OBJECTIVE -
Wherever the word "this" shows up in a line, please copy that line.

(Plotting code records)
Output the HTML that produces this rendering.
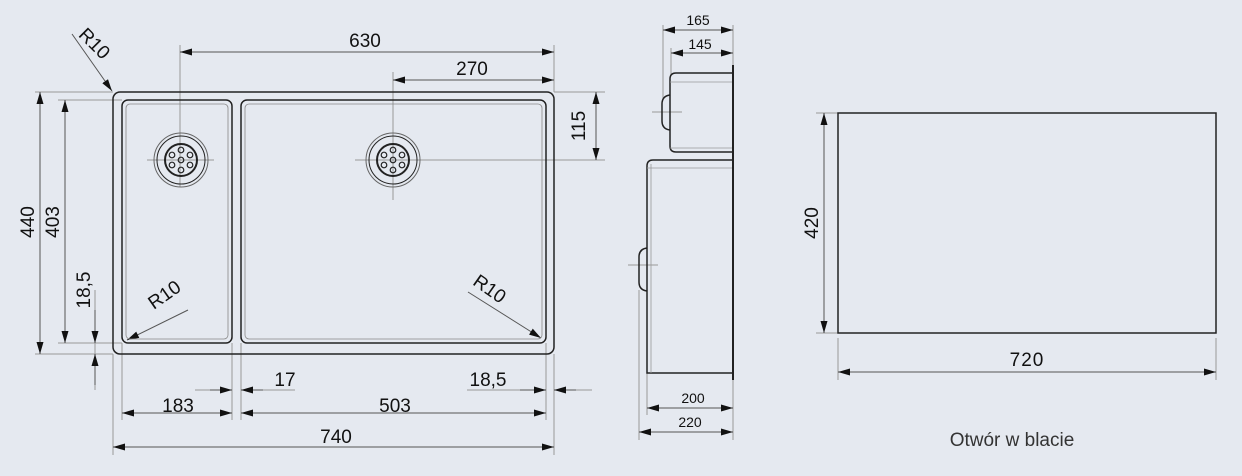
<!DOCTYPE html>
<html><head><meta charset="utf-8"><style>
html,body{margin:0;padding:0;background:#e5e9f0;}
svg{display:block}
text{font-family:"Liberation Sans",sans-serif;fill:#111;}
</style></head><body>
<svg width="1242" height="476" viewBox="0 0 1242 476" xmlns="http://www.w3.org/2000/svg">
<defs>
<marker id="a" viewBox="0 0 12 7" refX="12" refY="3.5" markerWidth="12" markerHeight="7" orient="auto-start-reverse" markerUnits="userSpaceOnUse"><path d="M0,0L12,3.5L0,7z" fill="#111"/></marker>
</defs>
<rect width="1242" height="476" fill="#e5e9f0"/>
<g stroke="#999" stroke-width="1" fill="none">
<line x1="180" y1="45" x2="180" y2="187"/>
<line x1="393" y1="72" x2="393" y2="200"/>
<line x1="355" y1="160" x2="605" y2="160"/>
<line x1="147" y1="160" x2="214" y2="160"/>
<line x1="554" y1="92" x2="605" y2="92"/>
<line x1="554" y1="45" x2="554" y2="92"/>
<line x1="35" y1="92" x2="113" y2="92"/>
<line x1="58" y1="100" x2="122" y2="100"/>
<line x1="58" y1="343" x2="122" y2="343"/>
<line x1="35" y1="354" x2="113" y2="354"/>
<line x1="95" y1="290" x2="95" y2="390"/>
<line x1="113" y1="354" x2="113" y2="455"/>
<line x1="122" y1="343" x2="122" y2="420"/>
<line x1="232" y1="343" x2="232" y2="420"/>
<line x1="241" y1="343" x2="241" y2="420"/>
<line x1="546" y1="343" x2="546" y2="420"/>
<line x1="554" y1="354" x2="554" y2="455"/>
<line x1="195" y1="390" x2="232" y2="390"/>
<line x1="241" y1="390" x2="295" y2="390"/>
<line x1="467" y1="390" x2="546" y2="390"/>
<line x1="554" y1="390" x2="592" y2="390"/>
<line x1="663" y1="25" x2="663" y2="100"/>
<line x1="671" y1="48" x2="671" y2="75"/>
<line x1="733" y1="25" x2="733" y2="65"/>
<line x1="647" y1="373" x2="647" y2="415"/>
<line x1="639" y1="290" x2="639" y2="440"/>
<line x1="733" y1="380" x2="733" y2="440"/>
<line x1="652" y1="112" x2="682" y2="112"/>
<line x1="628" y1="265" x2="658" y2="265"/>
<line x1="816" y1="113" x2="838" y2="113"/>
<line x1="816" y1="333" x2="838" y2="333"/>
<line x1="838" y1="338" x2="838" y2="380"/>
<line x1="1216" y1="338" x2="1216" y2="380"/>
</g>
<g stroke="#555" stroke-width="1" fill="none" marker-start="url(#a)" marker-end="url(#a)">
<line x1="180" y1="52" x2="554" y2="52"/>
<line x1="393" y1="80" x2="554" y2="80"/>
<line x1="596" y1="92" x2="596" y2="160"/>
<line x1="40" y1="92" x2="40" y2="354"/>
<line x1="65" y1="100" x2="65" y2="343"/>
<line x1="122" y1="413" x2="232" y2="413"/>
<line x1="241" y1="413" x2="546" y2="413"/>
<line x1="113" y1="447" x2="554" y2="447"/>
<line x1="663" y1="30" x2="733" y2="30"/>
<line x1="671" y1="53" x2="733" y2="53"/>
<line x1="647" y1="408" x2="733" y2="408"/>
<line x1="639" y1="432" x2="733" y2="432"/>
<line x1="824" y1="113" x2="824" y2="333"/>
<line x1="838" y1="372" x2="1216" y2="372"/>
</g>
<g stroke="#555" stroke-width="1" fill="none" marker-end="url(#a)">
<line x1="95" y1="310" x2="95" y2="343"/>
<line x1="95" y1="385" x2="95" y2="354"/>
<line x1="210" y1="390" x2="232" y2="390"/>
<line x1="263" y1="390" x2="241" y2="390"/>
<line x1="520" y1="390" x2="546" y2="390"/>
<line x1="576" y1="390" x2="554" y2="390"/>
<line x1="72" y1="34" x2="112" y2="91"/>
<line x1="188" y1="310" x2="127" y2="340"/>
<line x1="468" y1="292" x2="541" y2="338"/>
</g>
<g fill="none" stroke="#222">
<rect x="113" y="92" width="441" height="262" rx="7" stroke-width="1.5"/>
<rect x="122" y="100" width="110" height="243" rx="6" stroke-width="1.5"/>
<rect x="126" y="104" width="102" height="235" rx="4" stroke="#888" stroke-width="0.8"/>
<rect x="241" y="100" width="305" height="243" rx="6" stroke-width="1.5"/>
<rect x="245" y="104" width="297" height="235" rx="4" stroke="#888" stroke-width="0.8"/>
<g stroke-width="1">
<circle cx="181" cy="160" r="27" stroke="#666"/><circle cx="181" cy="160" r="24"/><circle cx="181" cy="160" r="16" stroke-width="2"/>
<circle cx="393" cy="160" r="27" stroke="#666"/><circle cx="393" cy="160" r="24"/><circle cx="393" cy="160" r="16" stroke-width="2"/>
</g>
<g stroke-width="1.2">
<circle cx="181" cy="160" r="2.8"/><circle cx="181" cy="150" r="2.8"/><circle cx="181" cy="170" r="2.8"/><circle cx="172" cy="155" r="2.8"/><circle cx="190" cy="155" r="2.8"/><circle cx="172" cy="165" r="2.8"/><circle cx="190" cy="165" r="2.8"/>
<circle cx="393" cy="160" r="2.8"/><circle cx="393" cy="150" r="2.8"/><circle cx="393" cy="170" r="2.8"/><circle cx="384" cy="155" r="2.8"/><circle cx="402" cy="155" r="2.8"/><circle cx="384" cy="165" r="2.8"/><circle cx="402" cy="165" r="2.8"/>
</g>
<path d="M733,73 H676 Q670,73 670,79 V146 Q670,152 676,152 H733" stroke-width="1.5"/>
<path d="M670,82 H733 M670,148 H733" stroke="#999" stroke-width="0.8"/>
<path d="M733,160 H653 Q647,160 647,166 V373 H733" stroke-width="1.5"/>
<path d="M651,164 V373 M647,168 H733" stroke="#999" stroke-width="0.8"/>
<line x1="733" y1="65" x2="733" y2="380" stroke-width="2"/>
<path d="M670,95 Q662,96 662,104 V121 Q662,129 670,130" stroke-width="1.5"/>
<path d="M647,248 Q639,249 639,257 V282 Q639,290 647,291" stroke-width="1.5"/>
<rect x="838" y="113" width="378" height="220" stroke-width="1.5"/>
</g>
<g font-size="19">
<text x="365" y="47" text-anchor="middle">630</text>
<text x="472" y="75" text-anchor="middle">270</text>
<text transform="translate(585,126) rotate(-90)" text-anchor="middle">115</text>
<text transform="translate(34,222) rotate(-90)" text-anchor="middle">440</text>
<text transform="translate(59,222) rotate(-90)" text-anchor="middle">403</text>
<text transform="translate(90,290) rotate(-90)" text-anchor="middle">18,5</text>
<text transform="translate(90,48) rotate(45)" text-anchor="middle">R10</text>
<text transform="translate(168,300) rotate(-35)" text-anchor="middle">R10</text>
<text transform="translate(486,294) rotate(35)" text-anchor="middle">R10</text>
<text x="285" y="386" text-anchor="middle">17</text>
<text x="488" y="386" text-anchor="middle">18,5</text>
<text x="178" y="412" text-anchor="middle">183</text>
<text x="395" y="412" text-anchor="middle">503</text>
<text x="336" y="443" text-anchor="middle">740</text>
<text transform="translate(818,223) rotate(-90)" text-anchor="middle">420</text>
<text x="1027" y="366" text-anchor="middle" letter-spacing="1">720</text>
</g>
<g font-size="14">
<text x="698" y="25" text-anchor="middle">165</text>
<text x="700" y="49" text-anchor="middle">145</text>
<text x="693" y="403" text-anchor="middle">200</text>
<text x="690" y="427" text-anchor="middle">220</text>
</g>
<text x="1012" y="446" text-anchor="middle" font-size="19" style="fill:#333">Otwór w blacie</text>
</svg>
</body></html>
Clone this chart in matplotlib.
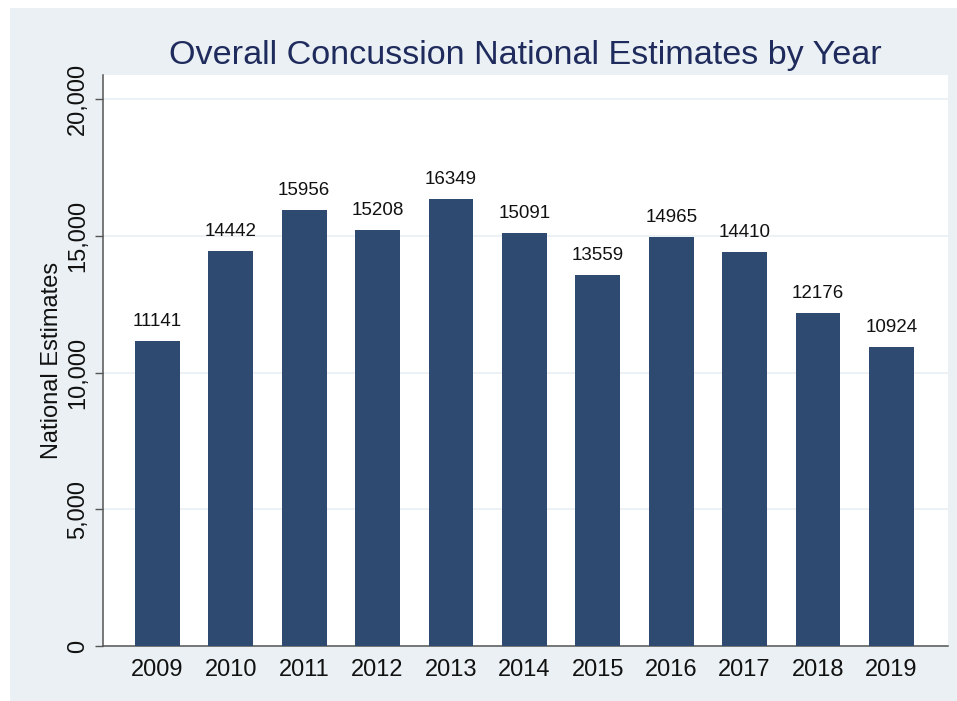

WRITTEN ANSWER -
Output the HTML that produces this rendering.
Clone this chart in matplotlib.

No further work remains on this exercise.